Task objective:
Copy everything from the line with "Clone this chart in Altair." down to the line with "import pandas as pd", inclusive of both, exactly as written; leave out all pictures.

Data to use:
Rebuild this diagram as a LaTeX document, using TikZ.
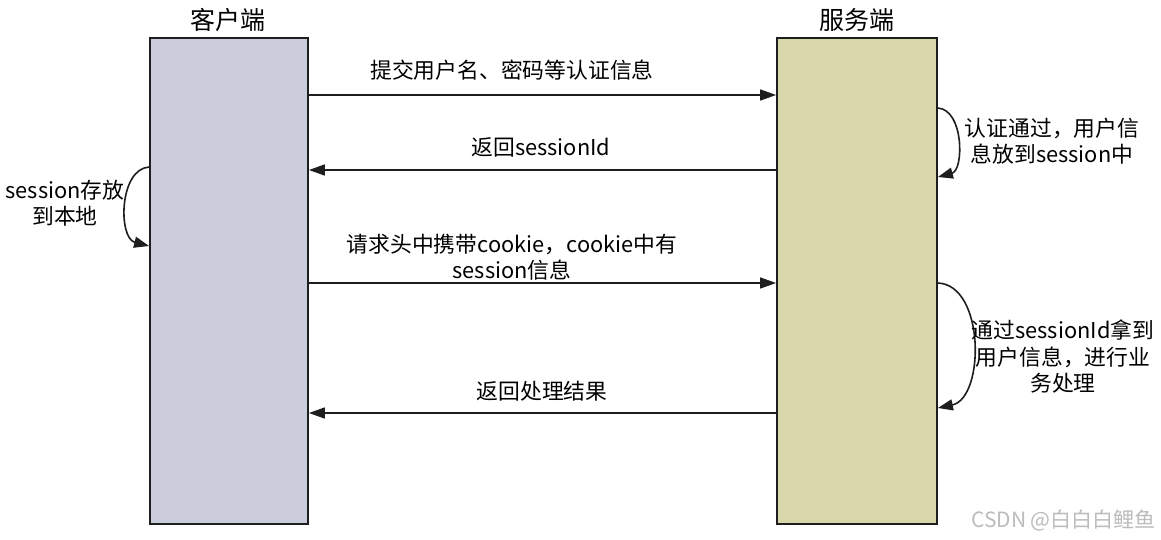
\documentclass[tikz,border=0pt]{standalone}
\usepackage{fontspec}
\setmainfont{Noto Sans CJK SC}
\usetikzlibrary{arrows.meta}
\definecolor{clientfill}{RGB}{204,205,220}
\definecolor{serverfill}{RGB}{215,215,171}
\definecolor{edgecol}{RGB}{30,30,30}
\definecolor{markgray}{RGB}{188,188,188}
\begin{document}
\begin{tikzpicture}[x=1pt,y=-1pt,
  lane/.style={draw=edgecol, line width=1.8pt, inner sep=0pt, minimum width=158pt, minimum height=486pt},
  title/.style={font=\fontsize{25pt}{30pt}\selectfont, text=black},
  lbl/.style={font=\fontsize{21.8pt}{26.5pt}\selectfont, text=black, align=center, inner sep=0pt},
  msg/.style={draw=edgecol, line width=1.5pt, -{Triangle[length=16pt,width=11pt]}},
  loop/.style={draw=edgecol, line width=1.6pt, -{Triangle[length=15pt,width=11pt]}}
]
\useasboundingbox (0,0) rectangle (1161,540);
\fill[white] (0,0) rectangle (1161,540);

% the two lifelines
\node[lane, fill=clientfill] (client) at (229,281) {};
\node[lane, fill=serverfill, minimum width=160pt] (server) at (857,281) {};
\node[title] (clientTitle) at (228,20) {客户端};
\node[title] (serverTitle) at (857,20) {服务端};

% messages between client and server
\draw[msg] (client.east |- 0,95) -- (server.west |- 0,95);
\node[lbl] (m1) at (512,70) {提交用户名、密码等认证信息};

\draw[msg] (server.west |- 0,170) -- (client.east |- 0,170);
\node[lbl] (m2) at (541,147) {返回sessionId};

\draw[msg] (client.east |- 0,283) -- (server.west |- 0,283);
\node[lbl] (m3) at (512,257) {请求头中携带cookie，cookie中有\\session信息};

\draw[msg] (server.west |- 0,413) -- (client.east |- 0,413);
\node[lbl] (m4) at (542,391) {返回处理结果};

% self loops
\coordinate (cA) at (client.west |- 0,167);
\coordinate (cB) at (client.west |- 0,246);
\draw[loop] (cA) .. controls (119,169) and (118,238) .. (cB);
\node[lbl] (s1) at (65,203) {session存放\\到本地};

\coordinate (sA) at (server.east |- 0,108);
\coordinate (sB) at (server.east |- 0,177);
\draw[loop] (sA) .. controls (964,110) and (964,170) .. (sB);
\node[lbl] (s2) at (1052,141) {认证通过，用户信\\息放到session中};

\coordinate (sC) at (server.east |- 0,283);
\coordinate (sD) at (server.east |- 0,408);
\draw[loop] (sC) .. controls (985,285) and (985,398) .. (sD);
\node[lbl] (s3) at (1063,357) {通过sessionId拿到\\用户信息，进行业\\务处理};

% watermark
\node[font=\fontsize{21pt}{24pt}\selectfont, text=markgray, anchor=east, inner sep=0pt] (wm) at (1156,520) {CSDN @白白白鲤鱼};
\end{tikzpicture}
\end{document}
==
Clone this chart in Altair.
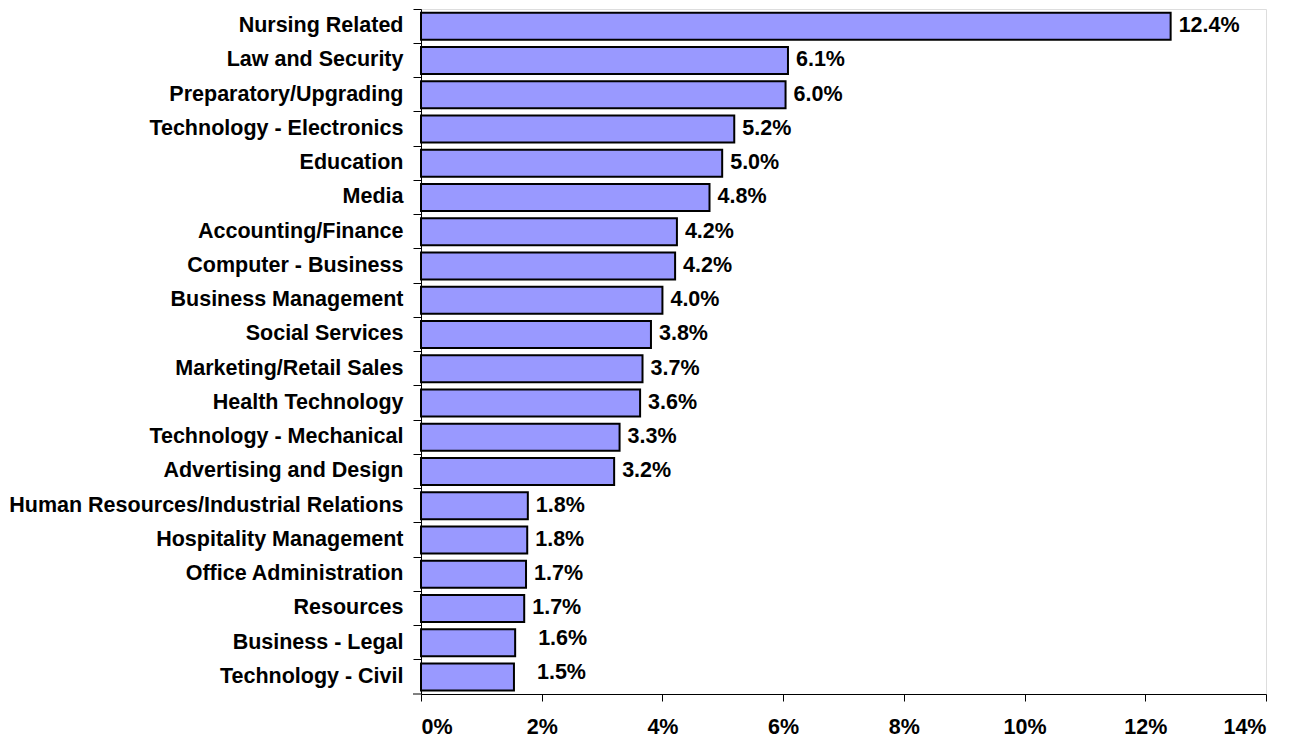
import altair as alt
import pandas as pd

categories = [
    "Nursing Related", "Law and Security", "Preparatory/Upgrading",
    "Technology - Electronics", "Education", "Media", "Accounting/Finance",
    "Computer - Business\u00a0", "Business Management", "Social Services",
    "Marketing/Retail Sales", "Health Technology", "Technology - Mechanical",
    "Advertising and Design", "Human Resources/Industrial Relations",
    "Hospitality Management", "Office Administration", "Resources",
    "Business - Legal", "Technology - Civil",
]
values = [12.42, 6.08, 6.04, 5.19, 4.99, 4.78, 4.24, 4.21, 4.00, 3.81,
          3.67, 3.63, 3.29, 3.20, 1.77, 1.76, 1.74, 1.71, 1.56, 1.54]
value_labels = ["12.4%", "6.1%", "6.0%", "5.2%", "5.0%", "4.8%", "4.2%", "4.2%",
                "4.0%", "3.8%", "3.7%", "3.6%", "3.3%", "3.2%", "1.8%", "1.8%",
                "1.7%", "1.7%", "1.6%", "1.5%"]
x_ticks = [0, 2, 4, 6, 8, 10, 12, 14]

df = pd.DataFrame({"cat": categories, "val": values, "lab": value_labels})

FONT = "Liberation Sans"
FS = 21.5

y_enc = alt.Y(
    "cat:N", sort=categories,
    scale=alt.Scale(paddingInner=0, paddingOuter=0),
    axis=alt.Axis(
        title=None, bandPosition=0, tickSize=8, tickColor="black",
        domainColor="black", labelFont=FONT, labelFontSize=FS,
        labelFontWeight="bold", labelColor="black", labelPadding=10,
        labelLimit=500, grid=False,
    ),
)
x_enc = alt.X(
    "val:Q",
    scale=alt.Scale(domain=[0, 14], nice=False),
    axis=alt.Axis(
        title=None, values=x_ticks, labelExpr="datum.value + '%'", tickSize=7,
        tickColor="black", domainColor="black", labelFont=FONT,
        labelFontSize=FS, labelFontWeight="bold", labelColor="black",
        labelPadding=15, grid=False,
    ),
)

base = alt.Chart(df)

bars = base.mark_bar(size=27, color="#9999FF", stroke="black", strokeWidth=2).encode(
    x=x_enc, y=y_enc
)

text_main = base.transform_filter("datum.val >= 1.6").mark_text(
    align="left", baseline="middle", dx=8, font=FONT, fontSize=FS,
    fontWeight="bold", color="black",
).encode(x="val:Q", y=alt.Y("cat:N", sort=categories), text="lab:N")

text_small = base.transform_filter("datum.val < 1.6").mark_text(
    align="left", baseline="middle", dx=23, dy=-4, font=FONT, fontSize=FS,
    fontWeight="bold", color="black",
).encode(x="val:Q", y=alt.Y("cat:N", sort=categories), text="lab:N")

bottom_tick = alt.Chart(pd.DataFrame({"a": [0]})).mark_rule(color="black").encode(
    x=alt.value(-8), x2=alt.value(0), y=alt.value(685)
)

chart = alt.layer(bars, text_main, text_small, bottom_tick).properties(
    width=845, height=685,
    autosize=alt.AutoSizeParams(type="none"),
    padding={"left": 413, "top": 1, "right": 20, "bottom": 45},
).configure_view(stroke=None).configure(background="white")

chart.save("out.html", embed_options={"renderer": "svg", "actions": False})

Written answer:
Clone this chart in Altair.
import altair as alt
import pandas as pd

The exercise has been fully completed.